>> Start EXERCISE MATERIAL
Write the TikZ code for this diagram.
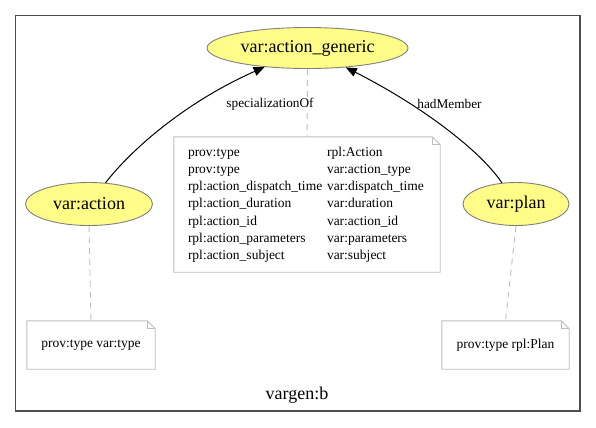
>> End EXERCISE MATERIAL
>> Start EXERCISE MATERIAL
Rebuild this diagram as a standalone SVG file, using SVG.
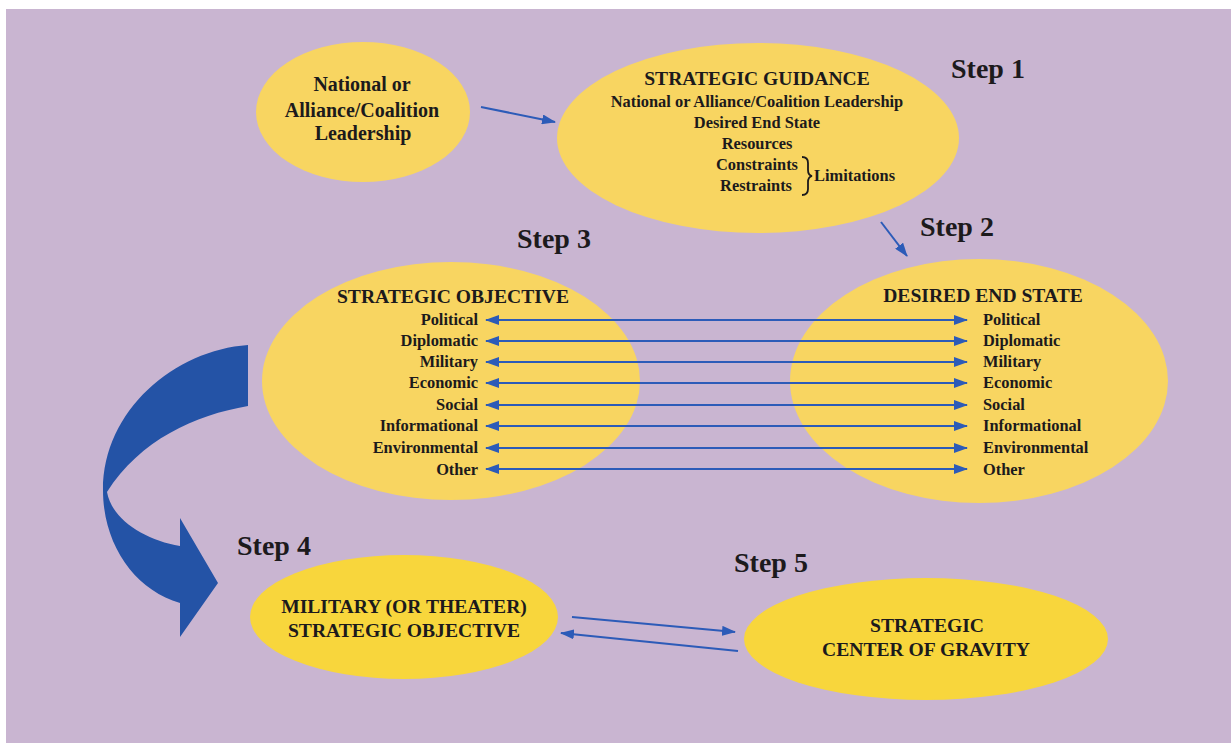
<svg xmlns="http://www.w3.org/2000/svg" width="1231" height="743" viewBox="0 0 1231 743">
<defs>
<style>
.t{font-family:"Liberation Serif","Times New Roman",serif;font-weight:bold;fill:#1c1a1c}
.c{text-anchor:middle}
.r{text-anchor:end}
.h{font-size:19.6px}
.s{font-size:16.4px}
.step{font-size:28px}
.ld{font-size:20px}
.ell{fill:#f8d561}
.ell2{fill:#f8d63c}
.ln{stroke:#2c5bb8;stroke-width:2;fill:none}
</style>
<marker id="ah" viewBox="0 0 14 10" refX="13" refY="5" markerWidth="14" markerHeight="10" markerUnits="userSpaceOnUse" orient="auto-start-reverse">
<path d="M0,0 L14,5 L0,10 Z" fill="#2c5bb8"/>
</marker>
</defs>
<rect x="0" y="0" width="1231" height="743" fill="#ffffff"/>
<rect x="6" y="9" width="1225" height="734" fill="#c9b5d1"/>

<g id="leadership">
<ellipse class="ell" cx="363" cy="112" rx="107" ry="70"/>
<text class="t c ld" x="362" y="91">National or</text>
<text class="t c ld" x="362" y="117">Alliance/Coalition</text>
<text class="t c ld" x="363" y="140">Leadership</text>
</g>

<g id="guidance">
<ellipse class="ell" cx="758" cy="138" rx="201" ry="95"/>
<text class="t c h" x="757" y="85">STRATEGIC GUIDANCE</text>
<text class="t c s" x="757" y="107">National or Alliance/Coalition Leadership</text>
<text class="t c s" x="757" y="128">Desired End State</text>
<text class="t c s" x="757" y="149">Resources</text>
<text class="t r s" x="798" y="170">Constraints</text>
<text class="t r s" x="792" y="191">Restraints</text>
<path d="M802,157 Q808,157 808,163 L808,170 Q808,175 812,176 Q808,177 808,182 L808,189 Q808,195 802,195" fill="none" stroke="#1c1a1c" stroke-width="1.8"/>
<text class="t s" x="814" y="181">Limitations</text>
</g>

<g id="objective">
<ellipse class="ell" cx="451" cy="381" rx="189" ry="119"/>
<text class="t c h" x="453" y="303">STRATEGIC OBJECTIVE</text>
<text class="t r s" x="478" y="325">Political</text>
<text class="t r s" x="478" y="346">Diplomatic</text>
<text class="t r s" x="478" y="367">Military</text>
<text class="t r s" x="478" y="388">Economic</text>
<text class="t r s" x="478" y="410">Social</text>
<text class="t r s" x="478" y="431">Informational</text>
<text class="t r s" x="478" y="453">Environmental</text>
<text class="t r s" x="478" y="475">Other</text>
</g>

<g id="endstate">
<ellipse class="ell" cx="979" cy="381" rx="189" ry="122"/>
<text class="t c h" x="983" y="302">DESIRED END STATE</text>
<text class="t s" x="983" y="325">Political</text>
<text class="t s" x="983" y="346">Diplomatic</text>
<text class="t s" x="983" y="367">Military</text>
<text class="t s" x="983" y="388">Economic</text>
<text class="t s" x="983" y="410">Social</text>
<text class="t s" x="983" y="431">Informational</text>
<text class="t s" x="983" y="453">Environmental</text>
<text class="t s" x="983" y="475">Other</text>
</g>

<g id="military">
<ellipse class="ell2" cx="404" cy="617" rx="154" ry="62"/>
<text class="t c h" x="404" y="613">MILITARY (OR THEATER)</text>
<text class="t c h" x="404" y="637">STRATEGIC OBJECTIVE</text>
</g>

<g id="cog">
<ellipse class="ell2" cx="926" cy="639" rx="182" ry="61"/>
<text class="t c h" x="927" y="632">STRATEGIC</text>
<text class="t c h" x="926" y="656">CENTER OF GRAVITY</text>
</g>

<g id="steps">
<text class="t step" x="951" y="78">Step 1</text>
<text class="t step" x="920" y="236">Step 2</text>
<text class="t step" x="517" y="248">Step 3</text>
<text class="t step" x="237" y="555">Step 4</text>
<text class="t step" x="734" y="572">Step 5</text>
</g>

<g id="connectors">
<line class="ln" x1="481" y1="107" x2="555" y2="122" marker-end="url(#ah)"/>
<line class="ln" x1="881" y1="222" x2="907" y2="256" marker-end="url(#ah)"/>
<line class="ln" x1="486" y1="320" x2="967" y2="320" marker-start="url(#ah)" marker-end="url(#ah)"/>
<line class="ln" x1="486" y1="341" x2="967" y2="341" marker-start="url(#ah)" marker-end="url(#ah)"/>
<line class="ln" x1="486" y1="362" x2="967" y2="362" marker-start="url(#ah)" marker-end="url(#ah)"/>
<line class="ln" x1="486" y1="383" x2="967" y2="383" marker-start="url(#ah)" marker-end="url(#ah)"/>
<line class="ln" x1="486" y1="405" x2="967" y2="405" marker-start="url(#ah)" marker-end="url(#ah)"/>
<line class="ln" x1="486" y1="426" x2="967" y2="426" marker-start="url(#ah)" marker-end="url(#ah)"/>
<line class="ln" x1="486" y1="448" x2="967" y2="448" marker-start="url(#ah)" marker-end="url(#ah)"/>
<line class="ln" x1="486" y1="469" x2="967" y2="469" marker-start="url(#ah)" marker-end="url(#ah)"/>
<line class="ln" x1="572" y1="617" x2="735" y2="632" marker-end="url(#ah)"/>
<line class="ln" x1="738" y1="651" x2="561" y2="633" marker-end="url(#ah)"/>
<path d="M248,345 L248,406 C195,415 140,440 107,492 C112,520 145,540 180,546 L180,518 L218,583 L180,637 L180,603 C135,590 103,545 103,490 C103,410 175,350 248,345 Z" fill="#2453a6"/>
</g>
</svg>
>> End EXERCISE MATERIAL
>> Start EXERCISE MATERIAL
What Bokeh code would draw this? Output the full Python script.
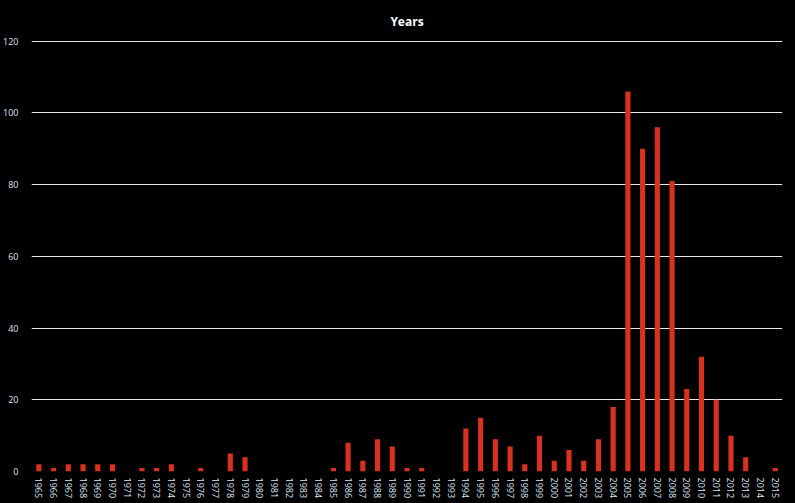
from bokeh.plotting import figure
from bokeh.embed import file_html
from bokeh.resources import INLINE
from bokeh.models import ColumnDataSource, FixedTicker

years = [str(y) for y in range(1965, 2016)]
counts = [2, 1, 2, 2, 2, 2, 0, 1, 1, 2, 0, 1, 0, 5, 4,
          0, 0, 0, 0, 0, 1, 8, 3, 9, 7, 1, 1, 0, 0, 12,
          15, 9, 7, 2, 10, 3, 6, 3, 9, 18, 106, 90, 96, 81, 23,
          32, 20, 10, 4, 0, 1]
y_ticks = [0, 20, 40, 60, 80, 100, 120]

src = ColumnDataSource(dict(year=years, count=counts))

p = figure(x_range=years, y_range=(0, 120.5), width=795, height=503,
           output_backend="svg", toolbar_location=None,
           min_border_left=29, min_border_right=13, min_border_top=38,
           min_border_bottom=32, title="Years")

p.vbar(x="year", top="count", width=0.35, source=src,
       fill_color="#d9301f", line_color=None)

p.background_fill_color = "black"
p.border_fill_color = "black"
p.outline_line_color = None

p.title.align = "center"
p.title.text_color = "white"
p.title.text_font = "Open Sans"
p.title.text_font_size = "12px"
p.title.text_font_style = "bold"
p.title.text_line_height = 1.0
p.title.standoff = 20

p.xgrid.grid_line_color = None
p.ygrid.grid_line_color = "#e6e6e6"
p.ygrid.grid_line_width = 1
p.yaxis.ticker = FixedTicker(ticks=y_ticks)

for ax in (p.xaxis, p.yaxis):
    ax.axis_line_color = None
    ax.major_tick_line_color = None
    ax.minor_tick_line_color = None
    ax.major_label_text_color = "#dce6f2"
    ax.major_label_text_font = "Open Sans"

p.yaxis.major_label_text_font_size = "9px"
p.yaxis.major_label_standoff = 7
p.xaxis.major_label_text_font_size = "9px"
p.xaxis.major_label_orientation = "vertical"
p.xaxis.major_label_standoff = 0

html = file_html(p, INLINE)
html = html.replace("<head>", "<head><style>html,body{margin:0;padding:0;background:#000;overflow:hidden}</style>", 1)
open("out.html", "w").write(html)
>> End EXERCISE MATERIAL
* [YOUR TASK]
Look above for the line with "What Bokeh code" and the line with "p.yaxis.ticker = FixedTicker(ticks=y_ticks)", then copy exactly the lines from the first through the second, both kept, with no pictures.

* [RESULT OF THIS TASK]
What Bokeh code would draw this? Output the full Python script.
from bokeh.plotting import figure
from bokeh.embed import file_html
from bokeh.resources import INLINE
from bokeh.models import ColumnDataSource, FixedTicker

years = [str(y) for y in range(1965, 2016)]
counts = [2, 1, 2, 2, 2, 2, 0, 1, 1, 2, 0, 1, 0, 5, 4,
          0, 0, 0, 0, 0, 1, 8, 3, 9, 7, 1, 1, 0, 0, 12,
          15, 9, 7, 2, 10, 3, 6, 3, 9, 18, 106, 90, 96, 81, 23,
          32, 20, 10, 4, 0, 1]
y_ticks = [0, 20, 40, 60, 80, 100, 120]

src = ColumnDataSource(dict(year=years, count=counts))

p = figure(x_range=years, y_range=(0, 120.5), width=795, height=503,
           output_backend="svg", toolbar_location=None,
           min_border_left=29, min_border_right=13, min_border_top=38,
           min_border_bottom=32, title="Years")

p.vbar(x="year", top="count", width=0.35, source=src,
       fill_color="#d9301f", line_color=None)

p.background_fill_color = "black"
p.border_fill_color = "black"
p.outline_line_color = None

p.title.align = "center"
p.title.text_color = "white"
p.title.text_font = "Open Sans"
p.title.text_font_size = "12px"
p.title.text_font_style = "bold"
p.title.text_line_height = 1.0
p.title.standoff = 20

p.xgrid.grid_line_color = None
p.ygrid.grid_line_color = "#e6e6e6"
p.ygrid.grid_line_width = 1
p.yaxis.ticker = FixedTicker(ticks=y_ticks)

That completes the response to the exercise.